Dataset rows:
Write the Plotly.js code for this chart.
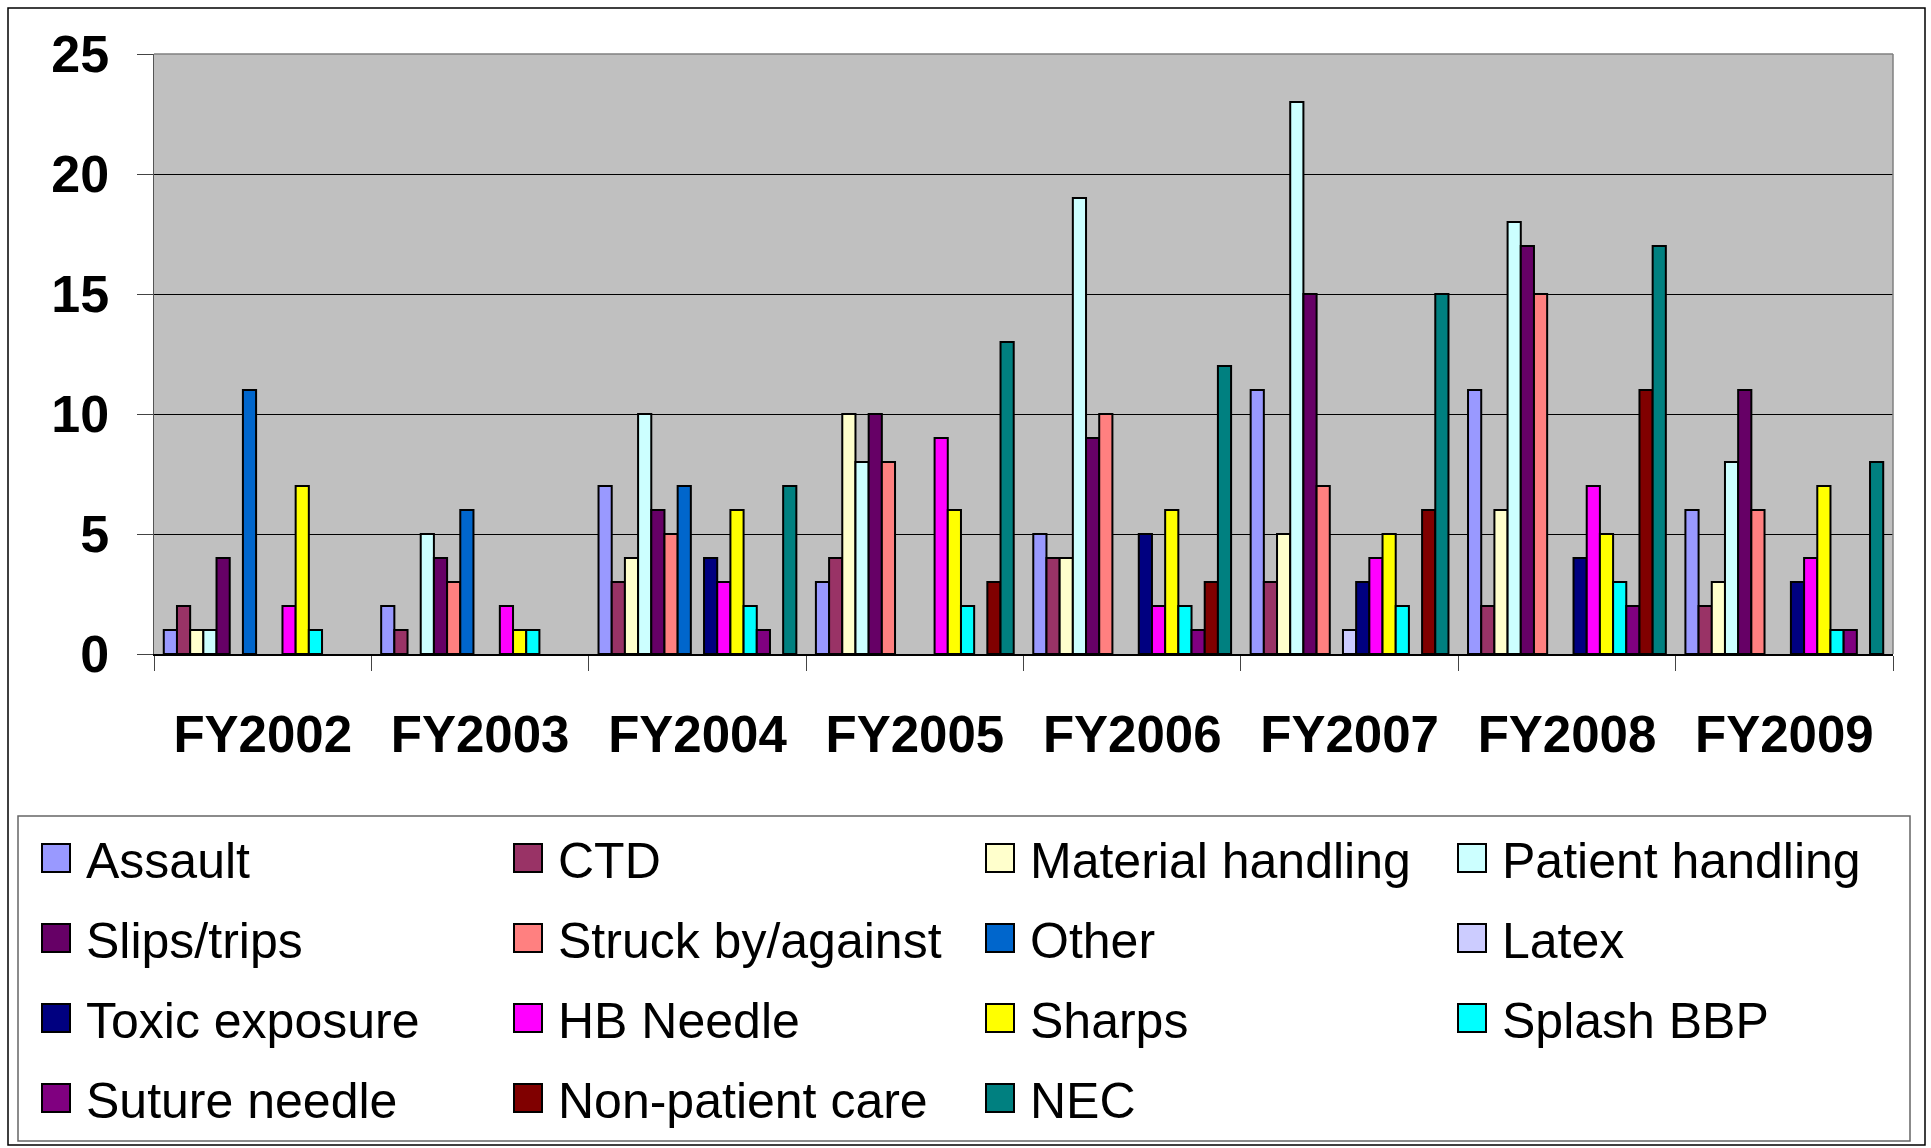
<!DOCTYPE html>
<html><head><meta charset="utf-8">
<script src="https://cdn.plot.ly/plotly-3.0.1.min.js"></script>
<style>html,body{margin:0;padding:0;background:#fff;overflow:hidden;} #chart{width:1931px;height:1148px;}</style>
</head><body><div id="chart"></div>
<script>
// ---- data ----
const years = ['FY2002','FY2003','FY2004','FY2005','FY2006','FY2007','FY2008','FY2009'];
const seriesNames = ['Assault','CTD','Material handling','Patient handling','Slips/trips','Struck by/against','Other','Latex','Toxic exposure','HB Needle','Sharps','Splash BBP','Suture needle','Non-patient care','NEC'];
const seriesColors = ['#9999FF','#993366','#FFFFCC','#CCFFFF','#660066','#FF8080','#0066CC','#CCCCFF','#000080','#FF00FF','#FFFF00','#00FFFF','#800080','#800000','#008080'];
const assault          = [1, 2, 7, 3, 5, 11, 11, 6];
const ctd              = [2, 1, 3, 4, 4, 3, 2, 2];
const materialHandling = [1, 0, 4, 10, 4, 5, 6, 3];
const patientHandling  = [1, 5, 10, 8, 19, 23, 18, 8];
const slipsTrips       = [4, 4, 6, 10, 9, 15, 17, 11];
const struckBy         = [0, 3, 5, 8, 10, 7, 15, 6];
const other            = [11, 6, 7, 0, 0, 0, 0, 0];
const latex            = [0, 0, 0, 0, 0, 1, 0, 0];
const toxicExposure    = [0, 0, 4, 0, 5, 3, 4, 3];
const hbNeedle         = [2, 2, 3, 9, 2, 4, 7, 4];
const sharps           = [7, 1, 6, 6, 6, 5, 5, 7];
const splashBBP        = [1, 1, 2, 2, 2, 2, 3, 1];
const sutureNeedle     = [0, 0, 1, 0, 1, 0, 2, 1];
const nonPatientCare   = [0, 0, 0, 3, 3, 6, 11, 0];
const nec              = [0, 0, 7, 13, 12, 15, 17, 8];
const seriesValues = [assault, ctd, materialHandling, patientHandling, slipsTrips, struckBy, other, latex, toxicExposure, hbNeedle, sharps, splashBBP, sutureNeedle, nonPatientCare, nec];
const yTicks = [0, 5, 10, 15, 20, 25];

// ---- layout geometry (pixels) ----
const L = 154, T = 54, W = 1739, H = 600;
const px = x => (x - L) / W;
const py = y => (T + H - y) / H;
const FONT = 'Liberation Sans, Arial, sans-serif';

const traces = seriesNames.map((name, i) => {
  const row = Math.floor(i / 4);
  return {
    type: 'bar', name: name, x: years, y: seriesValues[i],
    marker: {color: seriesColors[i], line: {color: '#000', width: seriesValues[i].map(v => v ? 2 : 0)}},
    legend: row === 0 ? 'legend' : 'legend' + (row + 1),
    hoverinfo: 'name+y'
  };
});

const layout = {
  width: 1931, height: 1148,
  margin: {l: L, r: 1931 - L - W, t: T, b: 1148 - T - H, autoexpand: false},
  paper_bgcolor: '#fff', plot_bgcolor: '#C0C0C0',
  barmode: 'group', bargap: 0.09, bargroupgap: 0,
  font: {family: FONT, color: '#000'},
  xaxis: {
    type: 'category', showline: true, linecolor: '#000', linewidth: 1.5,
    ticks: 'outside', tickson: 'boundaries', ticklen: 15, tickcolor: '#444', tickwidth: 1,
    ticklabelstandoff: 35,
    tickfont: {family: FONT, size: 51, weight: 700, color: '#000'},
    showgrid: false, zeroline: false, fixedrange: true
  },
  yaxis: {
    range: [0, 25], tickvals: yTicks, ticktext: yTicks.map(String),
    showline: true, linecolor: '#555', linewidth: 1.5,
    ticks: 'outside', ticklen: 16, tickcolor: '#444', tickwidth: 1,
    ticklabelstandoff: 17,
    tickfont: {family: FONT, size: 52, weight: 700, color: '#000'},
    showgrid: true, gridcolor: '#000', gridwidth: 1, zeroline: false, fixedrange: true
  },
  showlegend: true,
  shapes: [
    {type: 'rect', xref: 'paper', yref: 'paper', x0: px(8), x1: px(1925), y0: py(1145), y1: py(8), line: {color: '#000', width: 1.5}},
    {type: 'rect', xref: 'paper', yref: 'paper', x0: px(18), x1: px(1910), y0: py(1141), y1: py(816), line: {color: '#666', width: 1.5}},
    {type: 'line', xref: 'paper', yref: 'paper', x0: 0, x1: 1, y0: 1, y1: 1, line: {color: '#808080', width: 1.5}, layer: 'above'},
    {type: 'line', xref: 'paper', yref: 'paper', x0: 1, x1: 1, y0: 0, y1: 1, line: {color: '#808080', width: 1.5}, layer: 'above'}
  ]
};

const legendRowY = [858, 938, 1018, 1098];
legendRowY.forEach((yy, r) => {
  layout[r === 0 ? 'legend' : 'legend' + (r + 1)] = {
    orientation: 'h', x: px(26), xanchor: 'left', y: py(yy), yanchor: 'middle',
    entrywidth: 407, entrywidthmode: 'pixels', itemwidth: 50,
    font: {family: FONT, size: 50, color: '#000'},
    bgcolor: 'rgba(0,0,0,0)', borderwidth: 0, traceorder: 'normal'
  };
});

Plotly.newPlot('chart', traces, layout, {displayModeBar: false, staticPlot: true}).then(() => {
  document.querySelectorAll('g.legendpoints path').forEach(p => {
    p.setAttribute('d', 'M14,14H-14V-14H14Z');
    p.style.stroke = '#000';
    p.style.strokeOpacity = '1';
    p.style.strokeWidth = '2px';
  });
});
</script>
</body></html>
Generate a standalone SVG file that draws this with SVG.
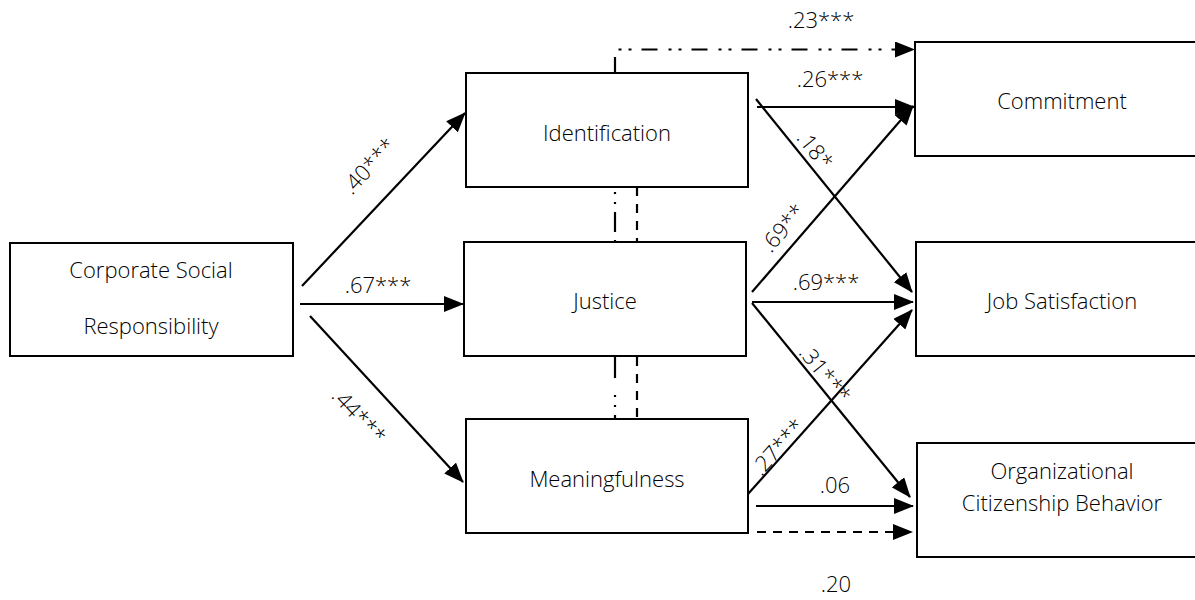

-- WHAT THE TASK REQUIRES --
Exactly as written, return every line of the listing, but not the pictures.

-- SOLUTION FOR THIS PROBLEM --
Write the Plotly.js code for this chart.
<!DOCTYPE html>
<html><head><meta charset="utf-8">
<script src="https://cdn.plot.ly/plotly-3.0.1.min.js"></script>
<style>html,body{margin:0;padding:0;background:#fff;overflow:hidden;} #chart{width:1931px;height:1148px;}</style>
</head><body><div id="chart"></div>
<script>
// ---- data ----
const years = ['FY2002','FY2003','FY2004','FY2005','FY2006','FY2007','FY2008','FY2009'];
const seriesNames = ['Assault','CTD','Material handling','Patient handling','Slips/trips','Struck by/against','Other','Latex','Toxic exposure','HB Needle','Sharps','Splash BBP','Suture needle','Non-patient care','NEC'];
const seriesColors = ['#9999FF','#993366','#FFFFCC','#CCFFFF','#660066','#FF8080','#0066CC','#CCCCFF','#000080','#FF00FF','#FFFF00','#00FFFF','#800080','#800000','#008080'];
const assault          = [1, 2, 7, 3, 5, 11, 11, 6];
const ctd              = [2, 1, 3, 4, 4, 3, 2, 2];
const materialHandling = [1, 0, 4, 10, 4, 5, 6, 3];
const patientHandling  = [1, 5, 10, 8, 19, 23, 18, 8];
const slipsTrips       = [4, 4, 6, 10, 9, 15, 17, 11];
const struckBy         = [0, 3, 5, 8, 10, 7, 15, 6];
const other            = [11, 6, 7, 0, 0, 0, 0, 0];
const latex            = [0, 0, 0, 0, 0, 1, 0, 0];
const toxicExposure    = [0, 0, 4, 0, 5, 3, 4, 3];
const hbNeedle         = [2, 2, 3, 9, 2, 4, 7, 4];
const sharps           = [7, 1, 6, 6, 6, 5, 5, 7];
const splashBBP        = [1, 1, 2, 2, 2, 2, 3, 1];
const sutureNeedle     = [0, 0, 1, 0, 1, 0, 2, 1];
const nonPatientCare   = [0, 0, 0, 3, 3, 6, 11, 0];
const nec              = [0, 0, 7, 13, 12, 15, 17, 8];
const seriesValues = [assault, ctd, materialHandling, patientHandling, slipsTrips, struckBy, other, latex, toxicExposure, hbNeedle, sharps, splashBBP, sutureNeedle, nonPatientCare, nec];
const yTicks = [0, 5, 10, 15, 20, 25];

// ---- layout geometry (pixels) ----
const L = 154, T = 54, W = 1739, H = 600;
const px = x => (x - L) / W;
const py = y => (T + H - y) / H;
const FONT = 'Liberation Sans, Arial, sans-serif';

const traces = seriesNames.map((name, i) => {
  const row = Math.floor(i / 4);
  return {
    type: 'bar', name: name, x: years, y: seriesValues[i],
    marker: {color: seriesColors[i], line: {color: '#000', width: seriesValues[i].map(v => v ? 2 : 0)}},
    legend: row === 0 ? 'legend' : 'legend' + (row + 1),
    hoverinfo: 'name+y'
  };
});

const layout = {
  width: 1931, height: 1148,
  margin: {l: L, r: 1931 - L - W, t: T, b: 1148 - T - H, autoexpand: false},
  paper_bgcolor: '#fff', plot_bgcolor: '#C0C0C0',
  barmode: 'group', bargap: 0.09, bargroupgap: 0,
  font: {family: FONT, color: '#000'},
  xaxis: {
    type: 'category', showline: true, linecolor: '#000', linewidth: 1.5,
    ticks: 'outside', tickson: 'boundaries', ticklen: 15, tickcolor: '#444', tickwidth: 1,
    ticklabelstandoff: 35,
    tickfont: {family: FONT, size: 51, weight: 700, color: '#000'},
    showgrid: false, zeroline: false, fixedrange: true
  },
  yaxis: {
    range: [0, 25], tickvals: yTicks, ticktext: yTicks.map(String),
    showline: true, linecolor: '#555', linewidth: 1.5,
    ticks: 'outside', ticklen: 16, tickcolor: '#444', tickwidth: 1,
    ticklabelstandoff: 17,
    tickfont: {family: FONT, size: 52, weight: 700, color: '#000'},
    showgrid: true, gridcolor: '#000', gridwidth: 1, zeroline: false, fixedrange: true
  },
  showlegend: true,
  shapes: [
    {type: 'rect', xref: 'paper', yref: 'paper', x0: px(8), x1: px(1925), y0: py(1145), y1: py(8), line: {color: '#000', width: 1.5}},
    {type: 'rect', xref: 'paper', yref: 'paper', x0: px(18), x1: px(1910), y0: py(1141), y1: py(816), line: {color: '#666', width: 1.5}},
    {type: 'line', xref: 'paper', yref: 'paper', x0: 0, x1: 1, y0: 1, y1: 1, line: {color: '#808080', width: 1.5}, layer: 'above'},
    {type: 'line', xref: 'paper', yref: 'paper', x0: 1, x1: 1, y0: 0, y1: 1, line: {color: '#808080', width: 1.5}, layer: 'above'}
  ]
};

const legendRowY = [858, 938, 1018, 1098];
legendRowY.forEach((yy, r) => {
  layout[r === 0 ? 'legend' : 'legend' + (r + 1)] = {
    orientation: 'h', x: px(26), xanchor: 'left', y: py(yy), yanchor: 'middle',
    entrywidth: 407, entrywidthmode: 'pixels', itemwidth: 50,
    font: {family: FONT, size: 50, color: '#000'},
    bgcolor: 'rgba(0,0,0,0)', borderwidth: 0, traceorder: 'normal'
  };
});

Plotly.newPlot('chart', traces, layout, {displayModeBar: false, staticPlot: true}).then(() => {
  document.querySelectorAll('g.legendpoints path').forEach(p => {
    p.setAttribute('d', 'M14,14H-14V-14H14Z');
    p.style.stroke = '#000';
    p.style.strokeOpacity = '1';
    p.style.strokeWidth = '2px';
  });
});
</script>
</body></html>
Generate a standalone SVG file that draws this with SVG.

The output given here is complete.